▶ [EXERCISE GOAL]
Write the data out again, character for character, with no images.

• • • • • • •

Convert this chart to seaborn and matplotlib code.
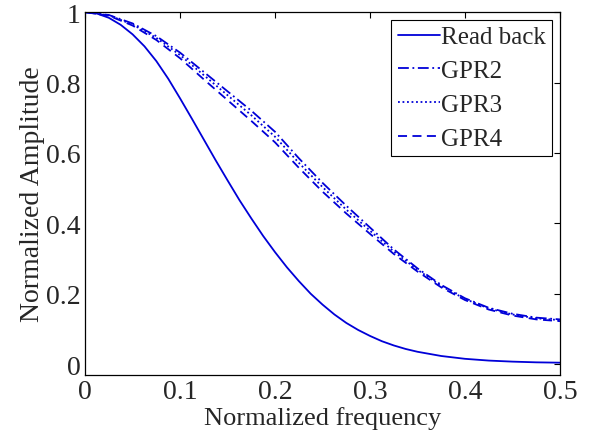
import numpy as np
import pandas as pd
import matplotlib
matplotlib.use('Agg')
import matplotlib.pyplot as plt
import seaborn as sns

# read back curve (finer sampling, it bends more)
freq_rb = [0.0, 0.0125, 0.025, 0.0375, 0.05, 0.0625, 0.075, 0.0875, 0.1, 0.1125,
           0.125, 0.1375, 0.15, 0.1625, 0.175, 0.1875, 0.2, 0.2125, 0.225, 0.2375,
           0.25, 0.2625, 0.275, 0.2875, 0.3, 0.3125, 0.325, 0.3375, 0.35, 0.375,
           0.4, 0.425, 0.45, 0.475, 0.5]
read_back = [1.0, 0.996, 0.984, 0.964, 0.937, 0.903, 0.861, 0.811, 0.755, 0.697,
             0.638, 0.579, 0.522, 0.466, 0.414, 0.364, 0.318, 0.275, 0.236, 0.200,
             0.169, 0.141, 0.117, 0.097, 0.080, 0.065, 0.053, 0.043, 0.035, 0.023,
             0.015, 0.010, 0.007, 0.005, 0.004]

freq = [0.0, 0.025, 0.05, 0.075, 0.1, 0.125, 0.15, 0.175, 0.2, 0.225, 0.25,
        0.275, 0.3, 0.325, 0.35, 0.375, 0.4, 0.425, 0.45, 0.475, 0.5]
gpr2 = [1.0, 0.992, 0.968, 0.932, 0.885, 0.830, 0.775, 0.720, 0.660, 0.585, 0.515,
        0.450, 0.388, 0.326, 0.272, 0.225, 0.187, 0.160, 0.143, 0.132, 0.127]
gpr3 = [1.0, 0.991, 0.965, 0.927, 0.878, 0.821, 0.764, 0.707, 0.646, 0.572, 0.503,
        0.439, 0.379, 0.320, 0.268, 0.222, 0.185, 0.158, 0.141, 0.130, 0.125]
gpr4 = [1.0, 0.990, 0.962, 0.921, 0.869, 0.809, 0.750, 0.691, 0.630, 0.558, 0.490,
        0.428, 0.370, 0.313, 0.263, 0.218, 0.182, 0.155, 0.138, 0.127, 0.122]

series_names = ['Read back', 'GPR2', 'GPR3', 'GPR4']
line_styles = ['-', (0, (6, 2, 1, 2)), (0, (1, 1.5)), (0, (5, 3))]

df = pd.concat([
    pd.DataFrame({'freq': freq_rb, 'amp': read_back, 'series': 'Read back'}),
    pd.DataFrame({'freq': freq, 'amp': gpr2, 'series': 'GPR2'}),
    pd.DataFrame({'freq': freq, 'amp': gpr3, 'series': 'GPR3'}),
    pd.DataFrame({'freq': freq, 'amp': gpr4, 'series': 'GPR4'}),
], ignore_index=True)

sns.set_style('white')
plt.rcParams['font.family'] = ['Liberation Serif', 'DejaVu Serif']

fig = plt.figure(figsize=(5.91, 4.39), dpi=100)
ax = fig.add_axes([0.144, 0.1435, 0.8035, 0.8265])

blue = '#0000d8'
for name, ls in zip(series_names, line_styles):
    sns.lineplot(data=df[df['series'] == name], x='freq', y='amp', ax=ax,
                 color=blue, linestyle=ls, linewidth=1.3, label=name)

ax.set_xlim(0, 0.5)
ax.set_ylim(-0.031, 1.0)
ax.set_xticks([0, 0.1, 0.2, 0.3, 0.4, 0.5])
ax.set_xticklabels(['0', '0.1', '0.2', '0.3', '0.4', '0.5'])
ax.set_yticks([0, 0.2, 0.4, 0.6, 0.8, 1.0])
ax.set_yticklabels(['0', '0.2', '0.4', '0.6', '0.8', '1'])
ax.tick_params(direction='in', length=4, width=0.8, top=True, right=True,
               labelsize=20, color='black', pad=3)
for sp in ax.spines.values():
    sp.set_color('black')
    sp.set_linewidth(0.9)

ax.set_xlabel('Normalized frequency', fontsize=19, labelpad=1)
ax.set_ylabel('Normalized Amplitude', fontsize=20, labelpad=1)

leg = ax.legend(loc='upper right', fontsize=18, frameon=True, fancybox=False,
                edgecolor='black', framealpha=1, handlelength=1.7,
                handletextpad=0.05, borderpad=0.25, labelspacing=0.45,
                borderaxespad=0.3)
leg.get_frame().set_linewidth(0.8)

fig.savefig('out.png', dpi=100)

• • • • • • •

▶ [SOLVED EXERCISE]
Convert this chart to seaborn and matplotlib code.
import numpy as np
import pandas as pd
import matplotlib
matplotlib.use('Agg')
import matplotlib.pyplot as plt
import seaborn as sns

# read back curve (finer sampling, it bends more)
freq_rb = [0.0, 0.0125, 0.025, 0.0375, 0.05, 0.0625, 0.075, 0.0875, 0.1, 0.1125,
           0.125, 0.1375, 0.15, 0.1625, 0.175, 0.1875, 0.2, 0.2125, 0.225, 0.2375,
           0.25, 0.2625, 0.275, 0.2875, 0.3, 0.3125, 0.325, 0.3375, 0.35, 0.375,
           0.4, 0.425, 0.45, 0.475, 0.5]
read_back = [1.0, 0.996, 0.984, 0.964, 0.937, 0.903, 0.861, 0.811, 0.755, 0.697,
             0.638, 0.579, 0.522, 0.466, 0.414, 0.364, 0.318, 0.275, 0.236, 0.200,
             0.169, 0.141, 0.117, 0.097, 0.080, 0.065, 0.053, 0.043, 0.035, 0.023,
             0.015, 0.010, 0.007, 0.005, 0.004]

freq = [0.0, 0.025, 0.05, 0.075, 0.1, 0.125, 0.15, 0.175, 0.2, 0.225, 0.25,
        0.275, 0.3, 0.325, 0.35, 0.375, 0.4, 0.425, 0.45, 0.475, 0.5]
gpr2 = [1.0, 0.992, 0.968, 0.932, 0.885, 0.830, 0.775, 0.720, 0.660, 0.585, 0.515,
        0.450, 0.388, 0.326, 0.272, 0.225, 0.187, 0.160, 0.143, 0.132, 0.127]
gpr3 = [1.0, 0.991, 0.965, 0.927, 0.878, 0.821, 0.764, 0.707, 0.646, 0.572, 0.503,
        0.439, 0.379, 0.320, 0.268, 0.222, 0.185, 0.158, 0.141, 0.130, 0.125]
gpr4 = [1.0, 0.990, 0.962, 0.921, 0.869, 0.809, 0.750, 0.691, 0.630, 0.558, 0.490,
        0.428, 0.370, 0.313, 0.263, 0.218, 0.182, 0.155, 0.138, 0.127, 0.122]

series_names = ['Read back', 'GPR2', 'GPR3', 'GPR4']
line_styles = ['-', (0, (6, 2, 1, 2)), (0, (1, 1.5)), (0, (5, 3))]

df = pd.concat([
    pd.DataFrame({'freq': freq_rb, 'amp': read_back, 'series': 'Read back'}),
    pd.DataFrame({'freq': freq, 'amp': gpr2, 'series': 'GPR2'}),
    pd.DataFrame({'freq': freq, 'amp': gpr3, 'series': 'GPR3'}),
    pd.DataFrame({'freq': freq, 'amp': gpr4, 'series': 'GPR4'}),
], ignore_index=True)

sns.set_style('white')
plt.rcParams['font.family'] = ['Liberation Serif', 'DejaVu Serif']

fig = plt.figure(figsize=(5.91, 4.39), dpi=100)
ax = fig.add_axes([0.144, 0.1435, 0.8035, 0.8265])

blue = '#0000d8'
for name, ls in zip(series_names, line_styles):
    sns.lineplot(data=df[df['series'] == name], x='freq', y='amp', ax=ax,
                 color=blue, linestyle=ls, linewidth=1.3, label=name)

ax.set_xlim(0, 0.5)
ax.set_ylim(-0.031, 1.0)
ax.set_xticks([0, 0.1, 0.2, 0.3, 0.4, 0.5])
ax.set_xticklabels(['0', '0.1', '0.2', '0.3', '0.4', '0.5'])
ax.set_yticks([0, 0.2, 0.4, 0.6, 0.8, 1.0])
ax.set_yticklabels(['0', '0.2', '0.4', '0.6', '0.8', '1'])
ax.tick_params(direction='in', length=4, width=0.8, top=True, right=True,
               labelsize=20, color='black', pad=3)
for sp in ax.spines.values():
    sp.set_color('black')
    sp.set_linewidth(0.9)

ax.set_xlabel('Normalized frequency', fontsize=19, labelpad=1)
ax.set_ylabel('Normalized Amplitude', fontsize=20, labelpad=1)

leg = ax.legend(loc='upper right', fontsize=18, frameon=True, fancybox=False,
                edgecolor='black', framealpha=1, handlelength=1.7,
                handletextpad=0.05, borderpad=0.25, labelspacing=0.45,
                borderaxespad=0.3)
leg.get_frame().set_linewidth(0.8)

fig.savefig('out.png', dpi=100)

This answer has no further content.